Teresa has been absent for the past three days, due to a nasty head cold. So, we needed to start out a little earlier for her school so she could check in early and get an absence excuse. So, of course, there were two major logjams on the way there. Every morning, that I take her to school, we encounter a bottleneck on the freeway. This particular freeway is called the Harbor Freeway, (or the 110 to Southern Californians). The 110 is five lanes wide where I first get on. But, I immediately have to move over three lanes, if I want to continue south. That's because, if you stay in the two right lanes, they merge off to the San Diego Freeway, (405). Now then, the three lanes, that are left of the 110, now have to take on the the people who are northbound on the 405 and want to merge onto the 110. So, two lanes from the 405 merge down to two, just before the 110, and then that one lane has about 250 feet before it merges into our three lanes. Then, you creep along until the southbound 405 freeway merges onto the 110. When that happens, we now pick up two more lanes and are up to five again. Once that happens, the trucks and slower traffic move over to the right and traffic speed picks up again. So, usually, when we hit the bottleneck, it will take 3 to 4 minutes to move about a quarter mile. Except this morning. As soon as I got on the freeway, I had trouble moving over into the southbound 110 lanes. Traffic was bumper to bumper and moving slowly. I knew right away that there had been an accident. The way traffic was moving, I expected a 10 car pile-up that would be blocking all five lanes.
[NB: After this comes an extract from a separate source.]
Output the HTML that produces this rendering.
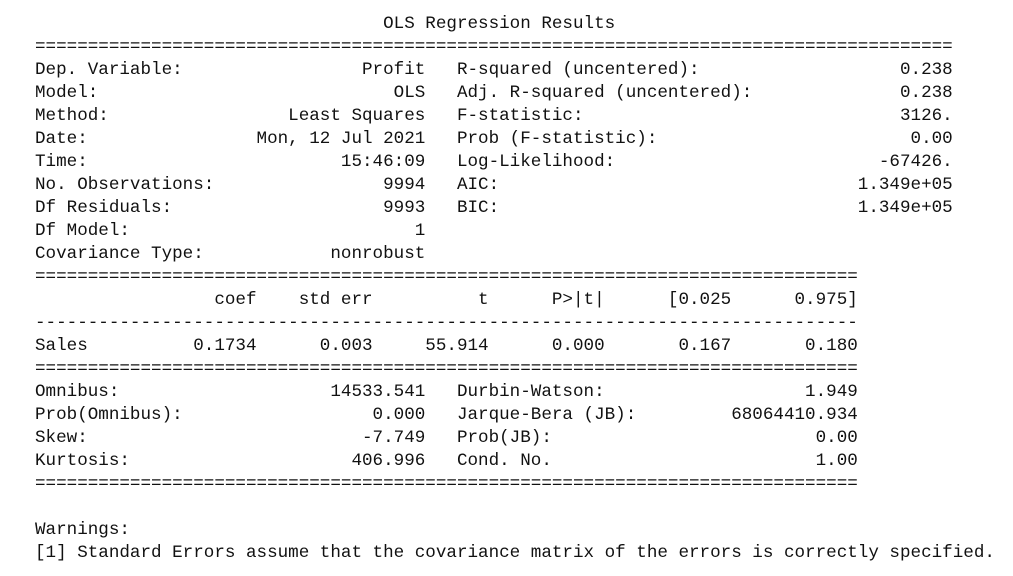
<!DOCTYPE html>
<html><head><meta charset="utf-8">
<style>
html,body{margin:0;padding:0;background:#fff;width:1013px;height:576px;overflow:hidden}
pre{position:absolute;left:35px;top:13px;margin:0;font-family:"Liberation Mono",monospace;font-size:17.58px;line-height:23px;color:#111;white-space:pre}
</style></head>
<body>
<pre id="out"></pre>
<script>
const topRows=[
["Dep. Variable:","Profit","R-squared (uncentered):","0.238"],
["Model:","OLS","Adj. R-squared (uncentered):","0.238"],
["Method:","Least Squares","F-statistic:","3126."],
["Date:","Mon, 12 Jul 2021","Prob (F-statistic):","0.00"],
["Time:","15:46:09","Log-Likelihood:","-67426."],
["No. Observations:","9994","AIC:","1.349e+05"],
["Df Residuals:","9993","BIC:","1.349e+05"],
["Df Model:","1","",""],
["Covariance Type:","nonrobust","",""]];
const coefHeader=["coef","std err","t","P>|t|","[0.025","0.975]"];
const coefRow=["Sales","0.1734","0.003","55.914","0.000","0.167","0.180"];
const botRows=[
["Omnibus:","14533.541","Durbin-Watson:","1.949"],
["Prob(Omnibus):","0.000","Jarque-Bera (JB):","68064410.934"],
["Skew:","-7.749","Prob(JB):","0.00"],
["Kurtosis:","406.996","Cond. No.","1.00"]];
function row(r,w2){
  let s=r[0]+r[1].padStart(37-r[0].length);
  if(r[2]) s+="   "+r[2]+r[3].padStart(w2-40-r[2].length);
  return s;
}
const L=[];
L.push(" ".repeat(33)+"OLS Regression Results");
L.push("=".repeat(87));
topRows.forEach(r=>L.push(row(r,87)));
L.push("=".repeat(78));
L.push(" ".repeat(17)+coefHeader[0]+coefHeader[1].padStart(11)+coefHeader[2].padStart(11)+coefHeader[3].padStart(11)+coefHeader[4].padStart(12)+coefHeader[5].padStart(12));
L.push("-".repeat(78));
L.push(coefRow[0].padEnd(15)+coefRow[1].padStart(6)+coefRow[2].padStart(11)+coefRow[3].padStart(11)+coefRow[4].padStart(11)+coefRow[5].padStart(12)+coefRow[6].padStart(12));
L.push("=".repeat(78));
botRows.forEach(r=>L.push(row(r,78)));
L.push("=".repeat(78));
L.push("");
L.push("Warnings:");
L.push("[1] Standard Errors assume that the covariance matrix of the errors is correctly specified.");
const pre=document.getElementById('out');
L.forEach((t,i)=>{
  const sp=document.createElement('span');
  
  
  sp.textContent=t+"\n";
  pre.appendChild(sp);
});
</script>
</body></html>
But no..... After it took us 10 minutes to run the bottleneck, at the very, very end, just before we pick up the two lanes that would bring us up to five. There had been a minor fender bender between a late model Cadillac and a Nissan truck. The Caddy had smashed into the back of the truck. The Highway Patrol had already arrived and had the two vehicles moved over to the side, into the breakdown lane, and out of the way of traffic. But, that didn't stop people from slowing down to gawk. So, we get past that, and the freeway starts moving again. But, our early lead is now gone. As we approach the offramp, that I need to take to get to Teresa's school, I noticed that the cars are backed up onto the freeway. This is not normal. Usually, I can cruise off and there may be 5 cars backed up from the stop sign. But no, this morning, a rather large truck was unable to negotiate the tight right turn from the freeway onto the street and was now stuck. Not only was he stuck, he was blocking all four streets that fed into the intersection. No one could move, until he got out of the way. If he continued forward, he would have had to drive up onto the curb. While that was all well and good, he would, however, have taken out a street sign, a power pole and a light pole which were planted extremely close to the curb. So, everyone sat and watched as this truck backed up a few inches, drove forward a few inches, backed up, etc. Meanwhile, I am watching the time tick away. And then, I started laughing. Hysterically! I couldn't believe this. It was rather amusing. Teresa was a little worried about me, I think. But seriously!? What could I do!? Nothing!!!! If she were late, she would have some good excuses. But, after several attempts at backing up and pulling forward, the truck managed to squeeze by the curb and continue on his way. I got Teresa to school, 5 minutes before the bell was supposed to ring. It was enough time for her to get her absence note. So, everything came out okay.